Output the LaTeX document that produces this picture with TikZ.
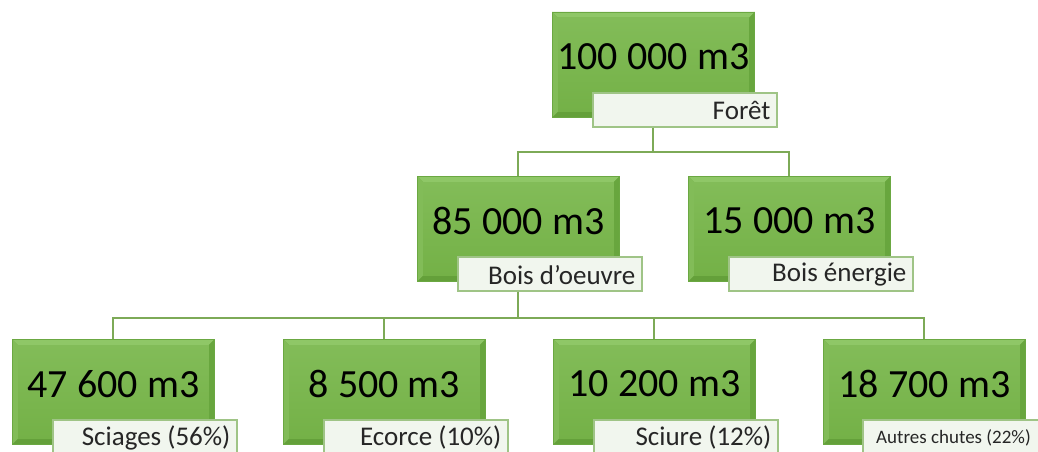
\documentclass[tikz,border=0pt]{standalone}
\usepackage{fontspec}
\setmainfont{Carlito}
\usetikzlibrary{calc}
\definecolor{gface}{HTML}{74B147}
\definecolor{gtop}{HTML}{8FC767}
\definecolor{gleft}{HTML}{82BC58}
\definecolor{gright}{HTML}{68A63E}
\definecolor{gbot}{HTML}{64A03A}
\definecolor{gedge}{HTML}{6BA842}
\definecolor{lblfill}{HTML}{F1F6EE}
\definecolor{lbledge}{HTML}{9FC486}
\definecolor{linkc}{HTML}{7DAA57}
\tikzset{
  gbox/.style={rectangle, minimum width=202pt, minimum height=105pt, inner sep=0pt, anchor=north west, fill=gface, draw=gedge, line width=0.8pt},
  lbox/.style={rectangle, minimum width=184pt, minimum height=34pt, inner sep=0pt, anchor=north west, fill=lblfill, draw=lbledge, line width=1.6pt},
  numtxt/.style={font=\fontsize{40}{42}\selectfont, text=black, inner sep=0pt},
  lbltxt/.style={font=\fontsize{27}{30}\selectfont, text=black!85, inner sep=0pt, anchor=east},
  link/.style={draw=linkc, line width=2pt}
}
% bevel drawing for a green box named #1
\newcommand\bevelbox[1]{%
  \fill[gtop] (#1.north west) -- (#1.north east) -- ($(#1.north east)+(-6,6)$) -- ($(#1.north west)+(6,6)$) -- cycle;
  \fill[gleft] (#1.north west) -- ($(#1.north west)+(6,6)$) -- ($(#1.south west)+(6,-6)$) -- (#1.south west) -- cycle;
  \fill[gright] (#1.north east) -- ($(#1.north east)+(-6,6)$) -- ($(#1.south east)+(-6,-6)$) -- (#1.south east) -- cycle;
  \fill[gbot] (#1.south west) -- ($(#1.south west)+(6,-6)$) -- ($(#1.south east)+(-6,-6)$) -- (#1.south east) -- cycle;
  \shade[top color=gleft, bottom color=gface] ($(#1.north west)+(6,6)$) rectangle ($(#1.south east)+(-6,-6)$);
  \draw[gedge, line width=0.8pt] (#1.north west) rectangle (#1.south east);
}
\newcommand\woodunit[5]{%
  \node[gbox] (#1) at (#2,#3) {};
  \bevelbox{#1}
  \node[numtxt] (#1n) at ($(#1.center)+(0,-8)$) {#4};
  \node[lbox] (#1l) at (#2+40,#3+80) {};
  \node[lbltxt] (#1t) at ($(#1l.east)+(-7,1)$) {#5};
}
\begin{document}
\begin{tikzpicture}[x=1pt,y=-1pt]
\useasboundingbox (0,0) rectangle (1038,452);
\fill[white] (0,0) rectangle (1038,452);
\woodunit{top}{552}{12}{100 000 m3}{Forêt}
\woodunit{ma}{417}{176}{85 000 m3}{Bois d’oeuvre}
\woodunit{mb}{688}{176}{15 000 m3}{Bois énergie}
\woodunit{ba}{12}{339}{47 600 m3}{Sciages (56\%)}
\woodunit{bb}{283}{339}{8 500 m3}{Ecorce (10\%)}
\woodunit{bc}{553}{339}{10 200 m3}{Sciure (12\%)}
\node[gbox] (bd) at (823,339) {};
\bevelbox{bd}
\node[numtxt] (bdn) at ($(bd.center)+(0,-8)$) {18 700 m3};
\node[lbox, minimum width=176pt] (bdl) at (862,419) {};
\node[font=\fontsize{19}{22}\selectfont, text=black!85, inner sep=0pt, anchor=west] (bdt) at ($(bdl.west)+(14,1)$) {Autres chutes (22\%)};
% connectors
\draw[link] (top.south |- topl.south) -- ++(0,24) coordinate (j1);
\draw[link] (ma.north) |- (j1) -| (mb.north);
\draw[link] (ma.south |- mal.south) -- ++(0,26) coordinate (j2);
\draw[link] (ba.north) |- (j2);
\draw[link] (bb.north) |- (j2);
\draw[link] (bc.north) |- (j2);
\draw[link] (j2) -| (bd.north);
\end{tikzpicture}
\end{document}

___

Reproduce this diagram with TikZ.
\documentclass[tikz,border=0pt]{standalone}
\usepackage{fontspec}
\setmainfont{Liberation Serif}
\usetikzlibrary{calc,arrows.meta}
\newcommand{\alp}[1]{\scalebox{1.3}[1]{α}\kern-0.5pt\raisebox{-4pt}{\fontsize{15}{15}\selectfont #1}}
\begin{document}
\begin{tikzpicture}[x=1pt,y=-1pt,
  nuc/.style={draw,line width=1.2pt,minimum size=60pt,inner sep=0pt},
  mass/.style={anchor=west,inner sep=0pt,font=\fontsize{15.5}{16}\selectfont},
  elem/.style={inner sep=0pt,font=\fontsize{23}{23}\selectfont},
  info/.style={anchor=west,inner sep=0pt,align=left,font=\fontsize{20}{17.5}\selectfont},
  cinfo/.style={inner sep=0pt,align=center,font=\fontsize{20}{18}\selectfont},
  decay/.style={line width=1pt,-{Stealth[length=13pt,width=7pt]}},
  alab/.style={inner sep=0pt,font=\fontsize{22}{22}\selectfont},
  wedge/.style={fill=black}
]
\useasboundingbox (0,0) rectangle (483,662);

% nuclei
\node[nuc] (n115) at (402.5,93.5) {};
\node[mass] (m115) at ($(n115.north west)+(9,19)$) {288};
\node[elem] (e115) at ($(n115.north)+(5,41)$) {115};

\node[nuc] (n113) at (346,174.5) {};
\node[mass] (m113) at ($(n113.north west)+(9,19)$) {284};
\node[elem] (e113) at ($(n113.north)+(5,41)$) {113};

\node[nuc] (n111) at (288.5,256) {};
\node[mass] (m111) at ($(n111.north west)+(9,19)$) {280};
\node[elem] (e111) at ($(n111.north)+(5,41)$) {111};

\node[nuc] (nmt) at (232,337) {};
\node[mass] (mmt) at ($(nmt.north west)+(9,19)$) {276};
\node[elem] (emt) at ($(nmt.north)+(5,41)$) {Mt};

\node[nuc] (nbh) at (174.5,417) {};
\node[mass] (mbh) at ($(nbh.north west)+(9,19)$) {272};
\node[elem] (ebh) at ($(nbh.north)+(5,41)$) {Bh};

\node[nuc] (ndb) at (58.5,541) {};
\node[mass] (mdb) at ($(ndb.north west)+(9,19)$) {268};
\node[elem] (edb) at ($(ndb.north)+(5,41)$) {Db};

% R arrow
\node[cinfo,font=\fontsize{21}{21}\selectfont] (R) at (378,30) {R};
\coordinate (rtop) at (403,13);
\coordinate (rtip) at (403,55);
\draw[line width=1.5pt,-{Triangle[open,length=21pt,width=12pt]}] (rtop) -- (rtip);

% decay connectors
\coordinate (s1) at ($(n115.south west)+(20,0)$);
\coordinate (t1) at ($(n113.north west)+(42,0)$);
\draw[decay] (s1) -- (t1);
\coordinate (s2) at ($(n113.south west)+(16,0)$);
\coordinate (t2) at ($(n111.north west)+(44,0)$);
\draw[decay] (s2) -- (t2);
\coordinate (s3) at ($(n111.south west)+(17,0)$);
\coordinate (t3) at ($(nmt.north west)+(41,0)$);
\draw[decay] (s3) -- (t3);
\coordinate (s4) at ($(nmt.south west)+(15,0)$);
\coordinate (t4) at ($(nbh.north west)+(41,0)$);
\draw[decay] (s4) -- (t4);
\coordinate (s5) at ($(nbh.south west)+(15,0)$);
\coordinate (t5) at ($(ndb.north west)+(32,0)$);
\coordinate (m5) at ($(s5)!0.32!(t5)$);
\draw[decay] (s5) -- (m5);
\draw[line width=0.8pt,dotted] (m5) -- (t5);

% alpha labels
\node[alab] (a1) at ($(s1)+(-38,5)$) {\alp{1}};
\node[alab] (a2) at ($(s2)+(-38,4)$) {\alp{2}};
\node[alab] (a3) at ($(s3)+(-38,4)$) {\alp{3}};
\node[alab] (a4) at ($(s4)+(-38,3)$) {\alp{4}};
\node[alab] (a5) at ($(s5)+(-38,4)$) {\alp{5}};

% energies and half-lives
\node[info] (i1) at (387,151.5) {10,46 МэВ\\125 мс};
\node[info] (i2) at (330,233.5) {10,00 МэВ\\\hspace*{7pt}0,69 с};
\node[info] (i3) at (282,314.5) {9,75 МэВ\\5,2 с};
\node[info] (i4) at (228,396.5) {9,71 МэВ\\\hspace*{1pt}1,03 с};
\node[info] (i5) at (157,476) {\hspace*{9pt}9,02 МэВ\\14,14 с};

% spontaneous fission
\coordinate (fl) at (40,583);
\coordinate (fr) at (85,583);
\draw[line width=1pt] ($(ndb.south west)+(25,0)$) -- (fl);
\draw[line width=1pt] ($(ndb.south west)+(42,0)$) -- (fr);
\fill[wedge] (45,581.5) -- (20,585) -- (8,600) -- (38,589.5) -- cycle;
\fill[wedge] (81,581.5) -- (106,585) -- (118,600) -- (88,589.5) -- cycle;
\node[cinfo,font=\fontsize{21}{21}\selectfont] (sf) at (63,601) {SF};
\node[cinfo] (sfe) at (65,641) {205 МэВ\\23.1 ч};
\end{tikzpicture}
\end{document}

___

_TASK BRIEF_
Please return, exactly as they appear, the lines starting at the one that contains "Reproduce this diagram with TikZ." and ending at the one that contains "(0,0) rectangle (483,662);".

_ANSWER BELOW_
Reproduce this diagram with TikZ.
\documentclass[tikz,border=0pt]{standalone}
\usepackage{fontspec}
\setmainfont{Liberation Serif}
\usetikzlibrary{calc,arrows.meta}
\newcommand{\alp}[1]{\scalebox{1.3}[1]{α}\kern-0.5pt\raisebox{-4pt}{\fontsize{15}{15}\selectfont #1}}
\begin{document}
\begin{tikzpicture}[x=1pt,y=-1pt,
  nuc/.style={draw,line width=1.2pt,minimum size=60pt,inner sep=0pt},
  mass/.style={anchor=west,inner sep=0pt,font=\fontsize{15.5}{16}\selectfont},
  elem/.style={inner sep=0pt,font=\fontsize{23}{23}\selectfont},
  info/.style={anchor=west,inner sep=0pt,align=left,font=\fontsize{20}{17.5}\selectfont},
  cinfo/.style={inner sep=0pt,align=center,font=\fontsize{20}{18}\selectfont},
  decay/.style={line width=1pt,-{Stealth[length=13pt,width=7pt]}},
  alab/.style={inner sep=0pt,font=\fontsize{22}{22}\selectfont},
  wedge/.style={fill=black}
]
\useasboundingbox (0,0) rectangle (483,662);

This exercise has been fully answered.